Alex Großvater ist der berühmte Schriftsteller Sven Stolpe, der einen nicht geringen Nachlass an Briefen und Materialien über sein Leben hinterlassen hat. Alex liest, forscht und findet Antworten. Wie bei einem Puzzle setzt er Stück für Stück einer Geschichte zusammen, die am Ende Licht in die Dunkelheit bringt, die auch Alex immer wieder in sich spürt. Eine traurige Liebesgeschichte, die seiner Großmutter widerfahren ist, wirkt sich noch Generationen später tragisch aus. Alex Schulman gelingt es meisterhaft, die auf drei Zeitebenen angesiedelten Geschichten miteinander zu verweben.

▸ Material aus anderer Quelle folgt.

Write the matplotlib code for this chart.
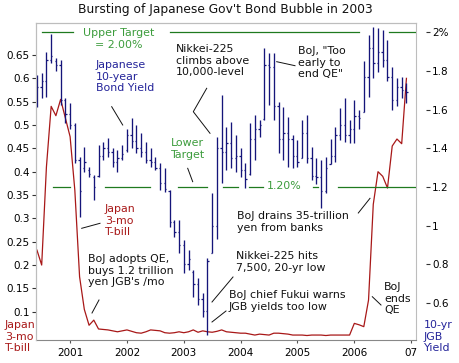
import numpy as np
import pandas as pd
import matplotlib
matplotlib.use('Agg')
import matplotlib.pyplot as plt

W, H = 460, 363

# monthly bars, Jun 2000 .. Dec 2006
months = pd.date_range('2000-06-01', periods=79, freq='MS')
t = months.year + (months.month - 1) / 12

jgb_high = [1.78, 1.79, 1.90, 1.99, 1.87, 1.855, 1.66, 1.635, 1.53, 1.357,
            1.41, 1.306, 1.263, 1.418, 1.435, 1.453, 1.40, 1.392, 1.418, 1.50,
            1.556, 1.522, 1.479, 1.435, 1.40, 1.357, 1.323, 1.297, 1.185, 1.03,
            1.03, 0.926, 0.874, 0.771, 0.728, 0.65, 0.831, 1.168, 1.46, 1.677,
            1.513, 1.539, 1.47, 1.40, 1.323, 1.53, 1.573, 1.547, 1.919, 1.893,
            1.893, 1.642, 1.616, 1.565, 1.47, 1.444, 1.547, 1.573, 1.409, 1.35,
            1.34, 1.357, 1.45, 1.51, 1.608, 1.66, 1.547, 1.651, 1.60, 1.85,
            1.987, 2.03, 2.022, 2.013, 1.96, 1.823, 1.763, 1.77, 1.737]
jgb_low = [1.615, 1.66, 1.665, 1.84, 1.80, 1.625, 1.53, 1.50, 1.325, 1.047,
           1.28, 1.254, 1.133, 1.254, 1.34, 1.357, 1.306, 1.28, 1.34, 1.383,
           1.40, 1.375, 1.357, 1.323, 1.306, 1.288, 1.185, 1.176, 0.995, 0.943,
           0.857, 0.754, 0.771, 0.633, 0.59, 0.529, 0.435, 0.857, 0.93, 1.22,
           1.289, 1.297, 1.28, 1.254, 1.194, 1.263, 1.34, 1.461, 1.547, 1.625,
           1.547, 1.375, 1.34, 1.306, 1.297, 1.306, 1.35, 1.323, 1.237, 1.215,
           1.09, 1.168, 1.32, 1.33, 1.444, 1.435, 1.427, 1.427, 1.50, 1.59,
           1.668, 1.763, 1.797, 1.823, 1.75, 1.60, 1.62, 1.66, 1.634]
jgb_open = [1.70, 1.72, 1.75, 1.86, 1.85, 1.83, 1.65, 1.58, 1.52, 1.34,
            1.30, 1.29, 1.25, 1.26, 1.36, 1.40, 1.38, 1.33, 1.35, 1.39,
            1.47, 1.44, 1.40, 1.38, 1.34, 1.33, 1.30, 1.22, 1.18, 1.02,
            0.97, 0.90, 0.80, 0.76, 0.70, 0.62, 0.56, 0.86, 1.00, 1.40,
            1.38, 1.43, 1.35, 1.36, 1.29, 1.27, 1.45, 1.50, 1.55, 1.83,
            1.82, 1.62, 1.45, 1.48, 1.45, 1.36, 1.35, 1.48, 1.35, 1.26,
            1.25, 1.18, 1.32, 1.36, 1.47, 1.52, 1.47, 1.50, 1.57, 1.59,
            1.77, 1.92, 1.84, 1.90, 1.86, 1.77, 1.65, 1.72, 1.70]
jgb_close = [1.72, 1.75, 1.86, 1.88, 1.83, 1.65, 1.58, 1.52, 1.34, 1.18,
             1.33, 1.27, 1.20, 1.36, 1.40, 1.38, 1.33, 1.35, 1.37, 1.47,
             1.44, 1.40, 1.38, 1.34, 1.33, 1.30, 1.22, 1.19, 1.02, 0.97,
             0.90, 0.80, 0.83, 0.70, 0.62, 0.56, 0.82, 1.00, 1.40, 1.38,
             1.43, 1.35, 1.36, 1.29, 1.24, 1.45, 1.50, 1.52, 1.83, 1.82,
             1.62, 1.45, 1.48, 1.45, 1.36, 1.33, 1.48, 1.35, 1.26, 1.25,
             1.18, 1.30, 1.36, 1.47, 1.52, 1.47, 1.50, 1.57, 1.56, 1.77,
             1.92, 1.84, 1.90, 1.86, 1.77, 1.65, 1.72, 1.70, 1.69]

tbill = [0.232, 0.20, 0.41, 0.54, 0.52, 0.555, 0.515, 0.475, 0.36, 0.175,
         0.105, 0.071, 0.082, 0.063, 0.062, 0.061, 0.059, 0.057, 0.059, 0.061,
         0.058, 0.055, 0.054, 0.057, 0.061, 0.060, 0.059, 0.055, 0.054, 0.055,
         0.057, 0.055, 0.057, 0.061, 0.056, 0.059, 0.057, 0.056, 0.058, 0.061,
         0.057, 0.056, 0.055, 0.054, 0.054, 0.052, 0.050, 0.052, 0.051, 0.050,
         0.054, 0.054, 0.053, 0.052, 0.050, 0.050, 0.050, 0.049, 0.050, 0.050,
         0.050, 0.049, 0.050, 0.050, 0.050, 0.050, 0.050, 0.075, 0.072, 0.068,
         0.125, 0.33, 0.40, 0.39, 0.365, 0.455, 0.47, 0.46, 0.60]

left_ticks = [0.1, 0.15, 0.2, 0.25, 0.3, 0.35, 0.4, 0.45, 0.5, 0.55, 0.6, 0.65]
left_labels = ['0.1', '0.15', '0.2', '0.25', '0.3', '0.35', '0.4', '0.45',
               '0.5', '0.55', '0.6', '0.65']
right_ticks = [0.6, 0.8, 1.0, 1.2, 1.4, 1.6, 1.8, 2.0]
right_labels = ['0.6', '0.8', '1', '1.2', '1.4', '1.6', '1.8', '2%']
year_ticks = [2001, 2002, 2003, 2004, 2005, 2006, 2007]
year_labels = ['2001', '2002', '2003', '2004', '2005', '2006', '07']

NAVY = '#15157a'
RED = '#a81818'
GREEN = '#1f7a1f'
LGREEN = '#3c9c3c'
GRID = '#bdbdbd'

plt.rcParams['font.family'] = 'DejaVu Sans'
fig = plt.figure(figsize=(W / 100, H / 100), dpi=100)
ax = fig.add_axes([36 / W, 23 / H, 380 / W, 317 / H])
ax2 = ax.twinx()

ax.set_xlim(2000.40, 2007.085)
ax.set_ylim(0.0394, 0.7186)
ax2.set_ylim(0.409, 2.049)

# T-bill line (left scale)
ax.plot(t, tbill, color=RED, lw=0.9, zorder=3)

# target lines, broken around the bars and labels
up_seg = [(2000.506, 2001.053), (2002.764, 2006.079), (2006.608, 2007.085)]
lo_seg = [(2000.70, 2001.0), (2001.617, 2002.411), (2002.905, 2003.416),
          (2003.698, 2003.945), (2004.139, 2004.386), (2005.268, 2005.356),
          (2005.709, 2007.085)]
for a, b in up_seg:
    ax2.plot([a, b], [2.0, 2.0], color=GREEN, lw=0.9, zorder=1)
for a, b in lo_seg:
    ax2.plot([a, b], [1.2, 1.2], color=GREEN, lw=0.9, zorder=1)

# JGB monthly high-low bars with open/close ticks
d = 0.022
ax2.vlines(t, jgb_low, jgb_high, color=NAVY, lw=0.95, zorder=2)
ax2.hlines(jgb_open, t - d, t, color=NAVY, lw=0.9, zorder=2)
ax2.hlines(jgb_close, t, t + d, color=NAVY, lw=0.9, zorder=2)

ax.set_xticks(year_ticks)
ax.set_xticklabels(year_labels)
ax.set_yticks(left_ticks)
ax.set_yticklabels(left_labels)
ax2.set_yticks(right_ticks)
ax2.set_yticklabels(right_labels)

for a in (ax, ax2):
    for s in a.spines.values():
        s.set_color(GRID)
        s.set_linewidth(0.8)
ax.spines['bottom'].set_color('#888888')
ax2.spines['bottom'].set_visible(False)
ax2.spines['right'].set_position(('outward', 7))
ax2.spines['right'].set_visible(False)

ax.tick_params(axis='y', labelsize=7.5, length=3, width=0.8, pad=1.5, color='#333333')
ax.tick_params(axis='x', labelsize=7.5, length=2, width=0.8, pad=4, color='#555555')
ax2.tick_params(axis='y', labelsize=7.5, length=3, width=0.8, pad=1.5, color='#333333')

# overlay in reference pixel space for texts and pointer lines
ov = fig.add_axes([0, 0, 1, 1])
ov.set_xlim(0, W)
ov.set_ylim(H, 0)
ov.axis('off')
ov.patch.set_alpha(0)

ov.text(225, 10, "Bursting of Japanese Gov't Bond Bubble in 2003",
        ha='center', va='center', fontsize=8.8, color='#111111')

fs = 7.9
ls = 1.2
ov.text(119, 28, "Upper Target\n= 2.00%", ha='center', va='top', fontsize=fs,
        color=LGREEN, linespacing=ls, multialignment='center')
ov.text(96, 60, "Japanese\n10-year\nBond Yield", ha='left', va='top', fontsize=fs,
        color='#24249a', linespacing=ls)
ov.text(176, 44, "Nikkei-225\nclimbs above\n10,000-level", ha='left', va='top',
        fontsize=fs, color='#111111', linespacing=ls)
ov.text(298, 46, 'BoJ, "Too\nearly to\nend QE"', ha='left', va='top', fontsize=fs,
        color='#111111', linespacing=ls)
ov.text(171, 138, "Lower\nTarget", ha='left', va='top', fontsize=fs,
        color=LGREEN, linespacing=ls)
ov.text(284, 186, "1.20%", ha='center', va='center', fontsize=fs, color=LGREEN)
ov.text(105, 204, "Japan\n3-mo\nT-bill", ha='left', va='top', fontsize=fs,
        color=RED, linespacing=ls)
ov.text(88, 254, "BoJ adopts QE,\nbuys 1.2 trillion\nyen JGB's /mo", ha='left',
        va='top', fontsize=fs, color='#111111', linespacing=ls)
ov.text(237, 211, "BoJ drains 35-trillion\nyen from banks", ha='left', va='top',
        fontsize=fs, color='#111111', linespacing=ls)
ov.text(236, 251, "Nikkei-225 hits\n7,500, 20-yr low", ha='left', va='top',
        fontsize=fs, color='#111111', linespacing=ls)
ov.text(229, 290, "BoJ chief Fukui warns\nJGB yields too low", ha='left', va='top',
        fontsize=fs, color='#111111', linespacing=ls)
ov.text(384, 282, "BoJ\nends\nQE", ha='left', va='top', fontsize=fs,
        color='#111111', linespacing=ls)
ov.text(5, 320, "Japan\n3-mo\nT-bill", ha='left', va='top', fontsize=fs,
        color=RED, linespacing=ls)
ov.text(424, 320, "10-yr\nJGB\nYield", ha='left', va='top', fontsize=fs,
        color='#24249a', linespacing=ls)

pointers = [
    ([111.7, 122.7], [106.7, 125]),
    ([206.7, 193.3, 210], [88.3, 111.7, 133.3]),
    ([276.7, 295], [61.7, 65.7]),
    ([187.7, 192.7], [168.3, 181.7]),
    ([81.7, 100], [228.3, 223.3]),
    ([92, 99], [313, 300]),
    ([358.3, 370], [213, 198.3]),
    ([212, 233], [302, 277]),
    ([212, 226], [322, 311]),
    ([372.3, 381], [296.7, 305]),
]
for xs, ys in pointers:
    ov.plot(xs, ys, color='#111111', lw=0.7)

fig.savefig('out.png', dpi=100)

Dieses Buch hat mir große Lesefreude bereitet, obwohl die Beschreibungen der Demütigungen, die Alex Großmutter erduldet hat, nicht leicht auszuhalten waren. Schulman hat letztendlich aber doch ein sehr tröstliches Buch geschrieben. Der Großvater hat mit seiner lebenslangen Wut eine Zerstörung hinterlassen, die auch in Alex wirkt. Doch Alex hat es geschafft: Er will es nicht zulassen, dass auch in ihm die Dunkelheit der Familie die Beziehung zu seiner Frau und seinen Kindern zerstört.
"Ich tappe nicht länger im Dunkeln. Ich weiß, welche Aufgabe ich vor mir habe. Und ich stecke nicht fest, ich bin in Bewegung."
So endet "Verbrenn all meine Briefe" und so beginnt eine neue Geschichte.